• **Data provided**:
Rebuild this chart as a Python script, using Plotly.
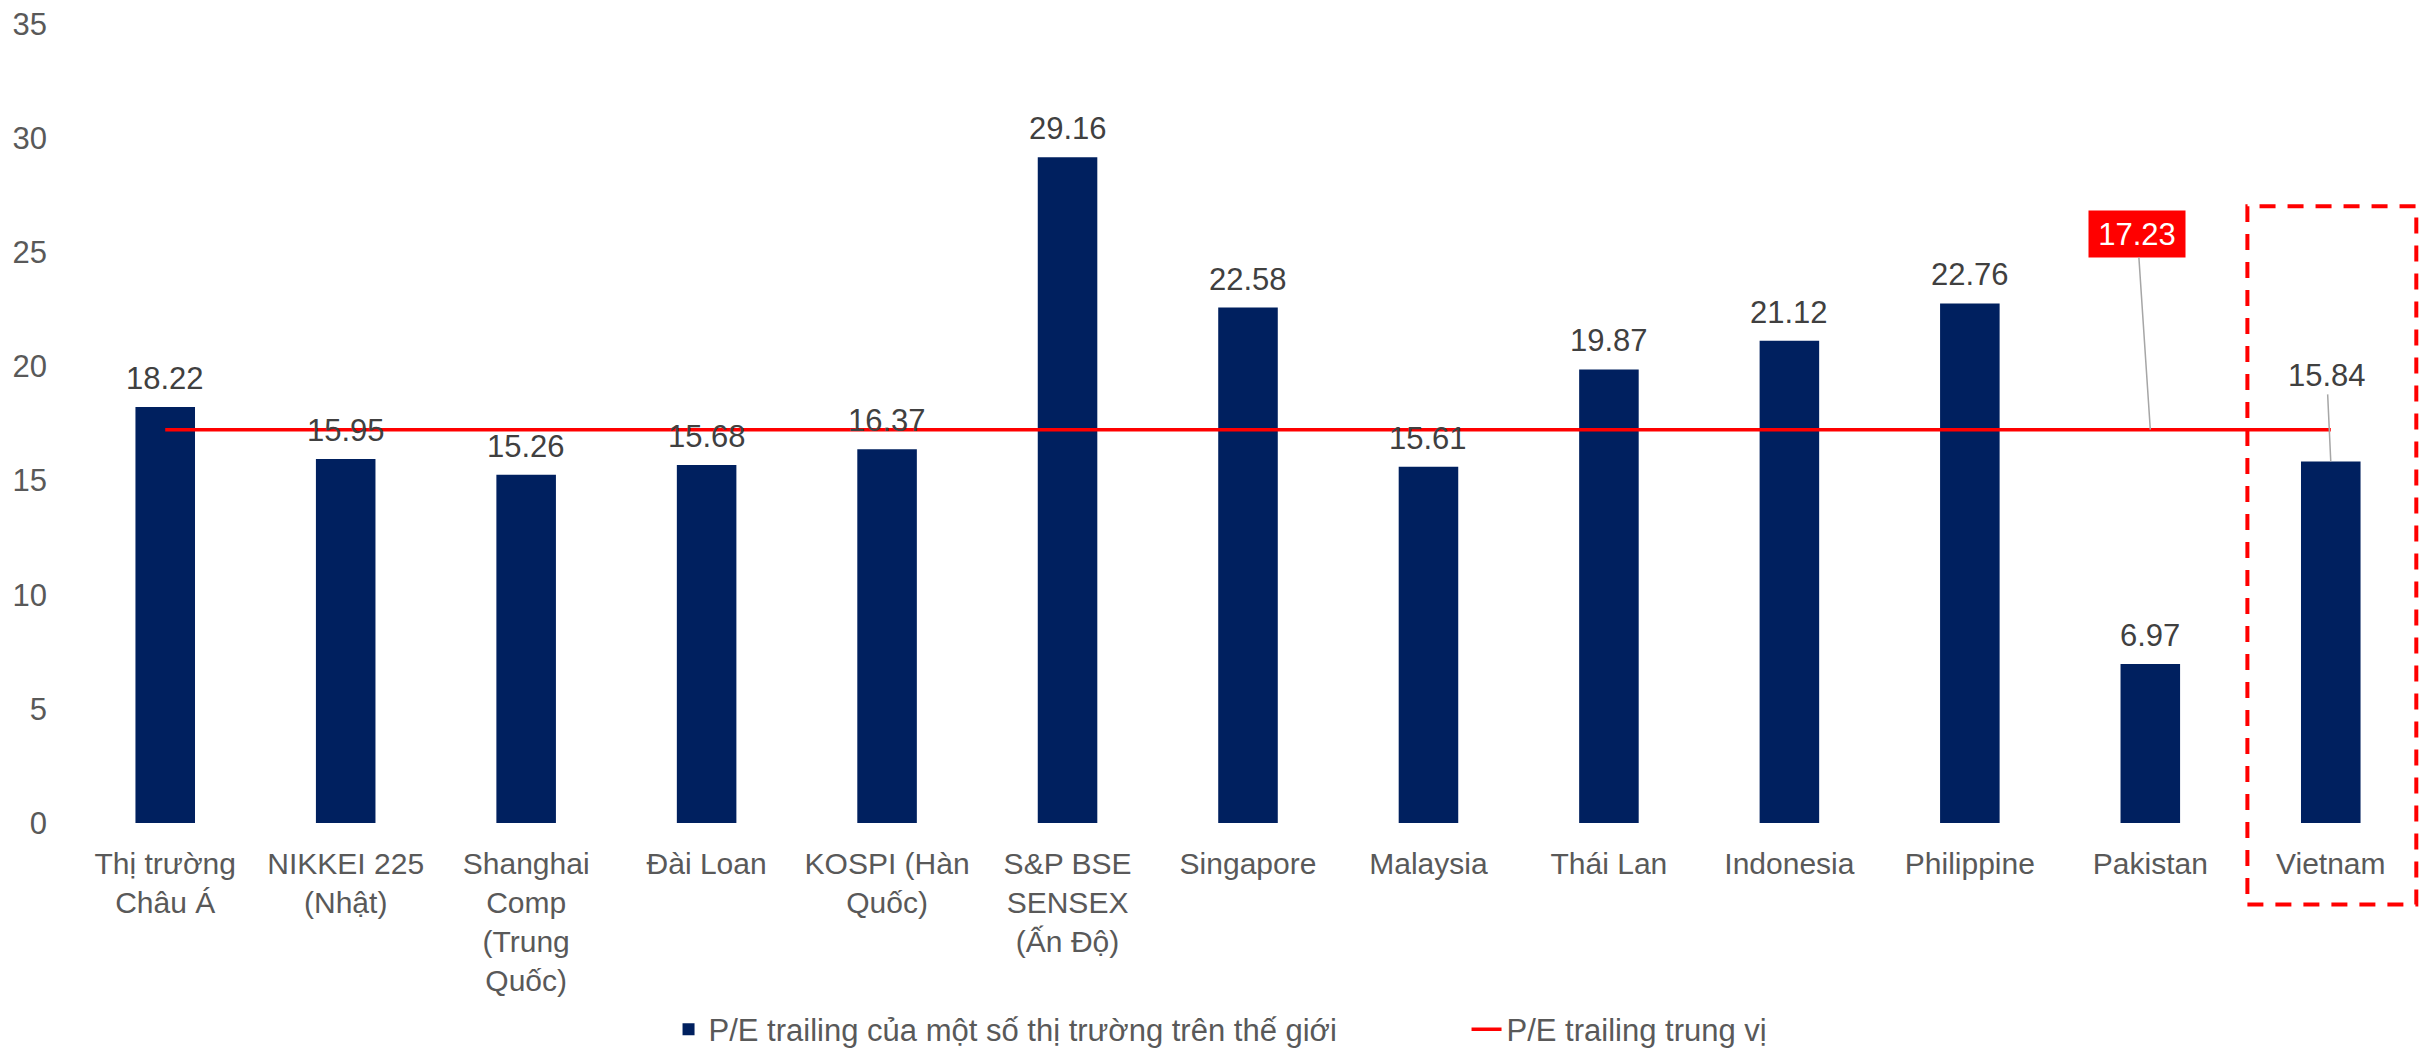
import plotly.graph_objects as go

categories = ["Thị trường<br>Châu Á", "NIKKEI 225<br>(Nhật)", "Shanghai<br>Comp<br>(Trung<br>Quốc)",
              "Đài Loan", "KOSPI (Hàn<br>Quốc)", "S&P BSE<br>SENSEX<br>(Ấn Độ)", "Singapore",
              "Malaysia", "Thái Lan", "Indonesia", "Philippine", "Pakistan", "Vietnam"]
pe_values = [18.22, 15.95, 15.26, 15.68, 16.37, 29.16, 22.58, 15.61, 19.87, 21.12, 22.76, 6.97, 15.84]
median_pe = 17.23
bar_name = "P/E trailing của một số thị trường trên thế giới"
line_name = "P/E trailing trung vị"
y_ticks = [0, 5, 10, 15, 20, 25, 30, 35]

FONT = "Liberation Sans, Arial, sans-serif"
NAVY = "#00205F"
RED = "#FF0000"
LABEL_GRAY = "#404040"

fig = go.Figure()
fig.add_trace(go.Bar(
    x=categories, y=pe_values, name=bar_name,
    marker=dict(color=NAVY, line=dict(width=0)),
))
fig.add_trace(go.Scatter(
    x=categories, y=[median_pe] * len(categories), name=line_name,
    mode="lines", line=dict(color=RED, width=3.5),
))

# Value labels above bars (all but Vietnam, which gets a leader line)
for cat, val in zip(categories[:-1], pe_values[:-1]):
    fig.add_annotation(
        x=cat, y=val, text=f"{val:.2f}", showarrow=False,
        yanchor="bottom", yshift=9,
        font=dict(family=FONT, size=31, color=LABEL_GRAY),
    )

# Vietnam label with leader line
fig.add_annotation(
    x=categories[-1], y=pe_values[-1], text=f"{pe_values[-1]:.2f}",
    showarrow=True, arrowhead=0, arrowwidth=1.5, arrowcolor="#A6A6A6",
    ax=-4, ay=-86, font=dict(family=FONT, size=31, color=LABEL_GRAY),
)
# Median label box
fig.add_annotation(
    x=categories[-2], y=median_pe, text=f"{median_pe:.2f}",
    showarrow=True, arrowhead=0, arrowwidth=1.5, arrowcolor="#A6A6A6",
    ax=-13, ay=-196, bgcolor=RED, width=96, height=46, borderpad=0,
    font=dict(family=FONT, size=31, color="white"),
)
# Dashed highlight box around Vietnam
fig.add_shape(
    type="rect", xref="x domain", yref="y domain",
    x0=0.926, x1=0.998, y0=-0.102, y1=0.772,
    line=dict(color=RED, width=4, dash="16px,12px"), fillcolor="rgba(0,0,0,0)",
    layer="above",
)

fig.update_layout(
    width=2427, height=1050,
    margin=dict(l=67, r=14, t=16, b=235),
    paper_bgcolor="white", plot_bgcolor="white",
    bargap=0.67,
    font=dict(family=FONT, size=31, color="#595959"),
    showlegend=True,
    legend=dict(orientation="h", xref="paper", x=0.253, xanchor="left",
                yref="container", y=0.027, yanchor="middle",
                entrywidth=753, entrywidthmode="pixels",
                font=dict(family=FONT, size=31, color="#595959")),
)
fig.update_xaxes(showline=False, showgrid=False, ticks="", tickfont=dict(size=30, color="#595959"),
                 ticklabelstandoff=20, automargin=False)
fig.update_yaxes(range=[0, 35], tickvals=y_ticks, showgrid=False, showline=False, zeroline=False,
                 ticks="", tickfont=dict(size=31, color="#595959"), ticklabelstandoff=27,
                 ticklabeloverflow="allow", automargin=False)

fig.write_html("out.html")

* * *

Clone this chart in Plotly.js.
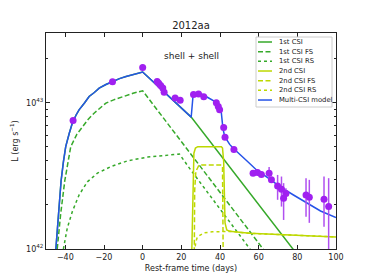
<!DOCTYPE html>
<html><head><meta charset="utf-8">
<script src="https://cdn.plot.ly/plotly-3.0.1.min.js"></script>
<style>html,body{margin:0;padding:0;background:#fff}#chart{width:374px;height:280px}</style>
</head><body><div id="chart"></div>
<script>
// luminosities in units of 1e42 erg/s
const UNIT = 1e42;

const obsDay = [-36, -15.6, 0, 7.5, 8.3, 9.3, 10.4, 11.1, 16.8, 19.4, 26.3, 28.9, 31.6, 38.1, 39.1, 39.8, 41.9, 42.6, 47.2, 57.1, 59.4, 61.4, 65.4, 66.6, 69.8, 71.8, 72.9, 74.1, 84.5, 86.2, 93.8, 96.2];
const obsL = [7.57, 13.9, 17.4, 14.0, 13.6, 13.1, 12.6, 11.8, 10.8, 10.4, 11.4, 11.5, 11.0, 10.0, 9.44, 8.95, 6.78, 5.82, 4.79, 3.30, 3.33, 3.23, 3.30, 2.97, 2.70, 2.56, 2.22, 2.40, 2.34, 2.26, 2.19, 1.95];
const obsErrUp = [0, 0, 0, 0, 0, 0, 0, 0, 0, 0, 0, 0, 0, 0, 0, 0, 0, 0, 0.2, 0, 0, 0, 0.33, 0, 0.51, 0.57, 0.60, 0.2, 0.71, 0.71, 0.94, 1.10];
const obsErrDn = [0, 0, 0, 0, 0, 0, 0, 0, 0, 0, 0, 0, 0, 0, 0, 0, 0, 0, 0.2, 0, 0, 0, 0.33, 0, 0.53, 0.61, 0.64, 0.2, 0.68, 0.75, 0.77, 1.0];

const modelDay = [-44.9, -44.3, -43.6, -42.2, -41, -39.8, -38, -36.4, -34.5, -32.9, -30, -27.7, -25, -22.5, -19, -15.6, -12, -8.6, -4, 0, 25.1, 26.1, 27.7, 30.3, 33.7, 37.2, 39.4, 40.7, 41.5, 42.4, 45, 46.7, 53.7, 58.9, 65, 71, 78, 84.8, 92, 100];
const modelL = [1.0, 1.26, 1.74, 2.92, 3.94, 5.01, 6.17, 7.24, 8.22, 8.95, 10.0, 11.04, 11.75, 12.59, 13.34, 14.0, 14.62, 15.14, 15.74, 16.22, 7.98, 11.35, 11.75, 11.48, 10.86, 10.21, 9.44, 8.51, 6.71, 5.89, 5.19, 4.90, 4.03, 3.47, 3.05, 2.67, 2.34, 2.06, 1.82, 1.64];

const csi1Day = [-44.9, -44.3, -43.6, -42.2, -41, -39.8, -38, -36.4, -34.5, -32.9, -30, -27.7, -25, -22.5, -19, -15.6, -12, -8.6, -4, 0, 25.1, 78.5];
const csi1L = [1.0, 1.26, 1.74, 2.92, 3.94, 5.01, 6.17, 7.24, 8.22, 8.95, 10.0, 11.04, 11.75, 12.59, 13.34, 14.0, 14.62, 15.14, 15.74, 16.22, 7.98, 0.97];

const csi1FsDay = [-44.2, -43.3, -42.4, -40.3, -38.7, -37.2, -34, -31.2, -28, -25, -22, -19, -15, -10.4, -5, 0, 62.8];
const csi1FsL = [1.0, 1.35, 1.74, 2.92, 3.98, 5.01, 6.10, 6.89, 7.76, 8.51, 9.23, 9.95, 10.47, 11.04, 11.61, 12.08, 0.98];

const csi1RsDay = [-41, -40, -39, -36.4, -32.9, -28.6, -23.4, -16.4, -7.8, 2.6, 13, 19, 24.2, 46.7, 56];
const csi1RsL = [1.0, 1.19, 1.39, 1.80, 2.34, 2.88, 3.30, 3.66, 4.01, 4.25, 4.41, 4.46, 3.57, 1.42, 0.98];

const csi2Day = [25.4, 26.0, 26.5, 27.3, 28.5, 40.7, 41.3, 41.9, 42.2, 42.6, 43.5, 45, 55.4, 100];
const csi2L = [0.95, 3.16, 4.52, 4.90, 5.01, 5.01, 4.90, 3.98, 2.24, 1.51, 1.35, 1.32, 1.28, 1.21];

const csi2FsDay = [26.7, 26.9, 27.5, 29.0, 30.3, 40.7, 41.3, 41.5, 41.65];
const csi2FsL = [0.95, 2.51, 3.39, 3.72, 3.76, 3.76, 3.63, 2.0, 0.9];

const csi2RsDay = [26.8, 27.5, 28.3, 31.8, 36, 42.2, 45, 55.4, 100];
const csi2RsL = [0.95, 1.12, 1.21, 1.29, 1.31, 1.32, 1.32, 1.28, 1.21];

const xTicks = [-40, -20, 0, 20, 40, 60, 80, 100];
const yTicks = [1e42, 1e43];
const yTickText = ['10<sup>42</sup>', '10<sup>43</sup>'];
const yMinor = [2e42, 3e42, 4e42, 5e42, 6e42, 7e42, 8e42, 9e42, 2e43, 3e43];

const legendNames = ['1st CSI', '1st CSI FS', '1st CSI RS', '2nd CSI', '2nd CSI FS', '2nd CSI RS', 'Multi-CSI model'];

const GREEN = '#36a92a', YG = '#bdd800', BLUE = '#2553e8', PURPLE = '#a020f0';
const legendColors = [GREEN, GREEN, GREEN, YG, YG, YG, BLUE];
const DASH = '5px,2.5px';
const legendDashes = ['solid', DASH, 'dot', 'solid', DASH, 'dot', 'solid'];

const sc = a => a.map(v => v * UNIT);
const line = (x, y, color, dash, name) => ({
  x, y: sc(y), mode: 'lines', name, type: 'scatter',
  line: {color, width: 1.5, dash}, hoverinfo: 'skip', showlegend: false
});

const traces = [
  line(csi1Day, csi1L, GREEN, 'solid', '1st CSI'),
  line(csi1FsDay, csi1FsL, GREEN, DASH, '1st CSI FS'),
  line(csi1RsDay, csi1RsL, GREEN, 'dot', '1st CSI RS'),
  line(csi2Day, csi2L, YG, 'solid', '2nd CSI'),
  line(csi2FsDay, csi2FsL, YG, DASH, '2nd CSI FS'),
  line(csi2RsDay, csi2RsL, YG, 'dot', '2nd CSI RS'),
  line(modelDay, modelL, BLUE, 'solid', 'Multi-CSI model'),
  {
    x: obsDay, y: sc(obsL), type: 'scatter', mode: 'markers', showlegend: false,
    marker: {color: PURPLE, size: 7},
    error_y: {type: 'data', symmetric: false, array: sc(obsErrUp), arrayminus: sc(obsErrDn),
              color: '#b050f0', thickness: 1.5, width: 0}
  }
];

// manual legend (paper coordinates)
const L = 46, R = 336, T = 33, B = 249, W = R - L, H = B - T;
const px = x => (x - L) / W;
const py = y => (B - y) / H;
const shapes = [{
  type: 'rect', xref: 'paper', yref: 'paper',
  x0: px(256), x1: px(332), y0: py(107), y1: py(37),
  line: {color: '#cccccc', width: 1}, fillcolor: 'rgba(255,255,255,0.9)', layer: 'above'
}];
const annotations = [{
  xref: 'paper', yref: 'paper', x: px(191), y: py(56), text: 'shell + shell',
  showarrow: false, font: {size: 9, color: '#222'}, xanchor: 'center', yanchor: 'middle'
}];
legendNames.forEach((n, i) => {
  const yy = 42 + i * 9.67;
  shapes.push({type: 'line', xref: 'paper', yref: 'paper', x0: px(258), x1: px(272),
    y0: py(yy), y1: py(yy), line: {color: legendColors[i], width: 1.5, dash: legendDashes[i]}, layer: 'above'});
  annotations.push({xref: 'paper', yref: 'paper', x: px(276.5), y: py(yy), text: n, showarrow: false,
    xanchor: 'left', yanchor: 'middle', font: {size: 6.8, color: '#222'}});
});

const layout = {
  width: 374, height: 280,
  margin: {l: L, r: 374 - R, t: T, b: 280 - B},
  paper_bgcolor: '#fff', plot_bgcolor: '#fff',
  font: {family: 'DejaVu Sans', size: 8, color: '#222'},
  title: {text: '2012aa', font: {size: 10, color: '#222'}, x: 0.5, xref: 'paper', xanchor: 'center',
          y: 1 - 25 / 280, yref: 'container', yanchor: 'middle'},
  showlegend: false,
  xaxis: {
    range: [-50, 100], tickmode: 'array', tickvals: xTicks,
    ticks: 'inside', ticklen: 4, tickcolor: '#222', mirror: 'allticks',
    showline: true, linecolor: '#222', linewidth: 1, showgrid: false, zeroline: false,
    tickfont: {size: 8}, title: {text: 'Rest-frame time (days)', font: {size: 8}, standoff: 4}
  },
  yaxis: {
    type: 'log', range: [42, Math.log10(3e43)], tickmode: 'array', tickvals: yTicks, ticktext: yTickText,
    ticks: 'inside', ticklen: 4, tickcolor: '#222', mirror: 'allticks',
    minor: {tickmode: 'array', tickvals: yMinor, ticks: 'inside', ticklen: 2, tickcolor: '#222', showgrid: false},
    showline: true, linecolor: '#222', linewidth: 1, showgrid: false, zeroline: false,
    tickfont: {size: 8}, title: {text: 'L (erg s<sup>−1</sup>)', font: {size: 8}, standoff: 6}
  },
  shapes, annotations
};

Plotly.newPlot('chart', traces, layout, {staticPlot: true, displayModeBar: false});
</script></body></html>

---

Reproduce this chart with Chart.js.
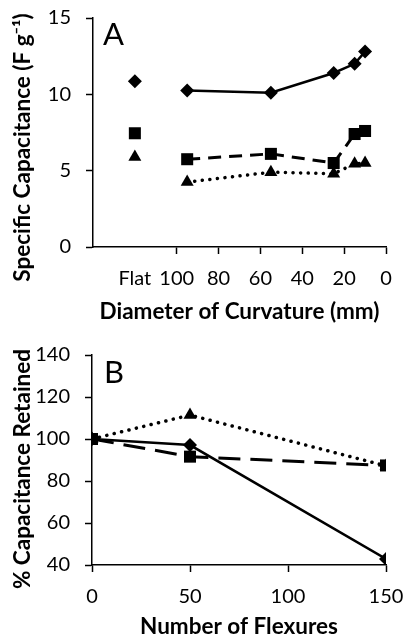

• **Set task**: Out of the records above, set down only the lines from the one that contains "Rebuild this chart" through the one that contains "import plotly.graph_objects as go", unchanged and without the pictures.

• **Exercise answer**:
Rebuild this chart as a Python script, using Plotly.
import plotly.graph_objects as go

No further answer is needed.